■ **EXERCISE DIRECTIONS**: Give an exact transcription of every line, dropping the images.

■ **DATA EXCERPT**:
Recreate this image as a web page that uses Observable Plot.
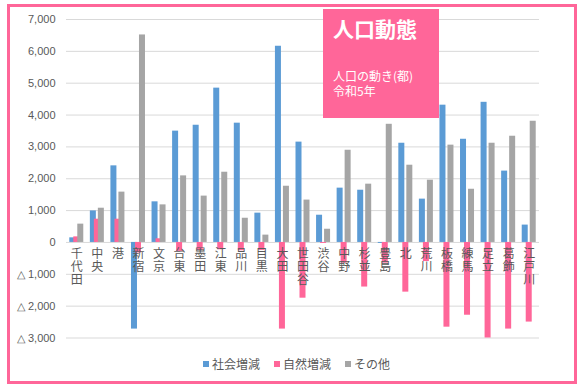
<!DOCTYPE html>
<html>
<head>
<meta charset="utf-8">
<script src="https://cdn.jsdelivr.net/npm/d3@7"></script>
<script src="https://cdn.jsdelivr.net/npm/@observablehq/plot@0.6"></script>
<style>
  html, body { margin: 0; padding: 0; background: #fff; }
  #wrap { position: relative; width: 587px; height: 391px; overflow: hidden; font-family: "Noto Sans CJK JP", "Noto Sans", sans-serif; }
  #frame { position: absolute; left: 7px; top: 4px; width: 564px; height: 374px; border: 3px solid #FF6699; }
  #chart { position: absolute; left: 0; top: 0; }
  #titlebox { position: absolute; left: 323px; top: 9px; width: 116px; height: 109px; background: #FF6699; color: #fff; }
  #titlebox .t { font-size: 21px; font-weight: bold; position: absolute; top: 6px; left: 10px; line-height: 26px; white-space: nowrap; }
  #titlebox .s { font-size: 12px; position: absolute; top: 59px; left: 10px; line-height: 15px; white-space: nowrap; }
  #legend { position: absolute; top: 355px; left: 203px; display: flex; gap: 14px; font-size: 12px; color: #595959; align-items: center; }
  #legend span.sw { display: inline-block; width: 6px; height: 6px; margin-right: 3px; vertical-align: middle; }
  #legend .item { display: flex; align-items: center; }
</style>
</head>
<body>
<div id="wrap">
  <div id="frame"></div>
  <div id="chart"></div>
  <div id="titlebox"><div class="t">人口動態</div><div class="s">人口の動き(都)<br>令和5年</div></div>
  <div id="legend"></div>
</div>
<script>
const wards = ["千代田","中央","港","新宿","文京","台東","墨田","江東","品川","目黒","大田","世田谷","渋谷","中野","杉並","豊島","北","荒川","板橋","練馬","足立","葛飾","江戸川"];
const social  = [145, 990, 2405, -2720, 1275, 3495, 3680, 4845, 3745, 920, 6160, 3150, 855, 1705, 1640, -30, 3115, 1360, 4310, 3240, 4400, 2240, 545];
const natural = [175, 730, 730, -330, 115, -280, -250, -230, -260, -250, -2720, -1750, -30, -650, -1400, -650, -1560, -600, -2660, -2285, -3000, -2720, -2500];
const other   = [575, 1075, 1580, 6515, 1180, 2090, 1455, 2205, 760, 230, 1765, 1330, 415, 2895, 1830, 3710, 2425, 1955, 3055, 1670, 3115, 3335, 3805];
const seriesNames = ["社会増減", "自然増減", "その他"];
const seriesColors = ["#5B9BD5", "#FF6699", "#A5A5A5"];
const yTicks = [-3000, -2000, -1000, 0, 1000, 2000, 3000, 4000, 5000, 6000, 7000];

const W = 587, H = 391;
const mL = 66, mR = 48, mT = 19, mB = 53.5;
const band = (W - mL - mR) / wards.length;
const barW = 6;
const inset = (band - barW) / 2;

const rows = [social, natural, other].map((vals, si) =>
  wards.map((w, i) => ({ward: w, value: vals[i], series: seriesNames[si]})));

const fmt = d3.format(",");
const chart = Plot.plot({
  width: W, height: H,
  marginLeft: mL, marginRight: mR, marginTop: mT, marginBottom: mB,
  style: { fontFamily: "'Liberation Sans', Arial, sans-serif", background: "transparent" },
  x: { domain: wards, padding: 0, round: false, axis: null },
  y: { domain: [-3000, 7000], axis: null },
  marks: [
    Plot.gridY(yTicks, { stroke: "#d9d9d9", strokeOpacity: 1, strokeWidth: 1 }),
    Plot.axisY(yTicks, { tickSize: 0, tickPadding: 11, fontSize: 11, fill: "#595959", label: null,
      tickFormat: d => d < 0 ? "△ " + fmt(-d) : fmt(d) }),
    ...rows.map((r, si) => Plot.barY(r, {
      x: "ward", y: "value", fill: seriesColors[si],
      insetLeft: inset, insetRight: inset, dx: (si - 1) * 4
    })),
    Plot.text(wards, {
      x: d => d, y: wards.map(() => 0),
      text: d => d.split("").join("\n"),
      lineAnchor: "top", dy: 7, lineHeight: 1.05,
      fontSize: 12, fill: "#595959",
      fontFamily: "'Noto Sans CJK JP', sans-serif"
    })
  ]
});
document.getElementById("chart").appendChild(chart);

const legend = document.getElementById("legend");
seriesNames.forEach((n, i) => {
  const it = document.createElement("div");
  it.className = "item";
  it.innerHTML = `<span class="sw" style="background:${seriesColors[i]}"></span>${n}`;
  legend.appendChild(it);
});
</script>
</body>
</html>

■ **TASK SOLUTION**:
Recreate this image as a web page that uses Observable Plot.
<!DOCTYPE html>
<html>
<head>
<meta charset="utf-8">
<script src="https://cdn.jsdelivr.net/npm/d3@7"></script>
<script src="https://cdn.jsdelivr.net/npm/@observablehq/plot@0.6"></script>
<style>
  html, body { margin: 0; padding: 0; background: #fff; }
  #wrap { position: relative; width: 587px; height: 391px; overflow: hidden; font-family: "Noto Sans CJK JP", "Noto Sans", sans-serif; }
  #frame { position: absolute; left: 7px; top: 4px; width: 564px; height: 374px; border: 3px solid #FF6699; }
  #chart { position: absolute; left: 0; top: 0; }
  #titlebox { position: absolute; left: 323px; top: 9px; width: 116px; height: 109px; background: #FF6699; color: #fff; }
  #titlebox .t { font-size: 21px; font-weight: bold; position: absolute; top: 6px; left: 10px; line-height: 26px; white-space: nowrap; }
  #titlebox .s { font-size: 12px; position: absolute; top: 59px; left: 10px; line-height: 15px; white-space: nowrap; }
  #legend { position: absolute; top: 355px; left: 203px; display: flex; gap: 14px; font-size: 12px; color: #595959; align-items: center; }
  #legend span.sw { display: inline-block; width: 6px; height: 6px; margin-right: 3px; vertical-align: middle; }
  #legend .item { display: flex; align-items: center; }
</style>
</head>
<body>
<div id="wrap">
  <div id="frame"></div>
  <div id="chart"></div>
  <div id="titlebox"><div class="t">人口動態</div><div class="s">人口の動き(都)<br>令和5年</div></div>
  <div id="legend"></div>
</div>
<script>
const wards = ["千代田","中央","港","新宿","文京","台東","墨田","江東","品川","目黒","大田","世田谷","渋谷","中野","杉並","豊島","北","荒川","板橋","練馬","足立","葛飾","江戸川"];
const social  = [145, 990, 2405, -2720, 1275, 3495, 3680, 4845, 3745, 920, 6160, 3150, 855, 1705, 1640, -30, 3115, 1360, 4310, 3240, 4400, 2240, 545];
const natural = [175, 730, 730, -330, 115, -280, -250, -230, -260, -250, -2720, -1750, -30, -650, -1400, -650, -1560, -600, -2660, -2285, -3000, -2720, -2500];
const other   = [575, 1075, 1580, 6515, 1180, 2090, 1455, 2205, 760, 230, 1765, 1330, 415, 2895, 1830, 3710, 2425, 1955, 3055, 1670, 3115, 3335, 3805];
const seriesNames = ["社会増減", "自然増減", "その他"];
const seriesColors = ["#5B9BD5", "#FF6699", "#A5A5A5"];
const yTicks = [-3000, -2000, -1000, 0, 1000, 2000, 3000, 4000, 5000, 6000, 7000];

const W = 587, H = 391;
const mL = 66, mR = 48, mT = 19, mB = 53.5;
const band = (W - mL - mR) / wards.length;
const barW = 6;
const inset = (band - barW) / 2;

const rows = [social, natural, other].map((vals, si) =>
  wards.map((w, i) => ({ward: w, value: vals[i], series: seriesNames[si]})));

const fmt = d3.format(",");
const chart = Plot.plot({
  width: W, height: H,
  marginLeft: mL, marginRight: mR, marginTop: mT, marginBottom: mB,
  style: { fontFamily: "'Liberation Sans', Arial, sans-serif", background: "transparent" },
  x: { domain: wards, padding: 0, round: false, axis: null },
  y: { domain: [-3000, 7000], axis: null },
  marks: [
    Plot.gridY(yTicks, { stroke: "#d9d9d9", strokeOpacity: 1, strokeWidth: 1 }),
    Plot.axisY(yTicks, { tickSize: 0, tickPadding: 11, fontSize: 11, fill: "#595959", label: null,
      tickFormat: d => d < 0 ? "△ " + fmt(-d) : fmt(d) }),
    ...rows.map((r, si) => Plot.barY(r, {
      x: "ward", y: "value", fill: seriesColors[si],
      insetLeft: inset, insetRight: inset, dx: (si - 1) * 4
    })),
    Plot.text(wards, {
      x: d => d, y: wards.map(() => 0),
      text: d => d.split("").join("\n"),
      lineAnchor: "top", dy: 7, lineHeight: 1.05,
      fontSize: 12, fill: "#595959",
      fontFamily: "'Noto Sans CJK JP', sans-serif"
    })
  ]
});
document.getElementById("chart").appendChild(chart);

const legend = document.getElementById("legend");
seriesNames.forEach((n, i) => {
  const it = document.createElement("div");
  it.className = "item";
  it.innerHTML = `<span class="sw" style="background:${seriesColors[i]}"></span>${n}`;
  legend.appendChild(it);
});
</script>
</body>
</html>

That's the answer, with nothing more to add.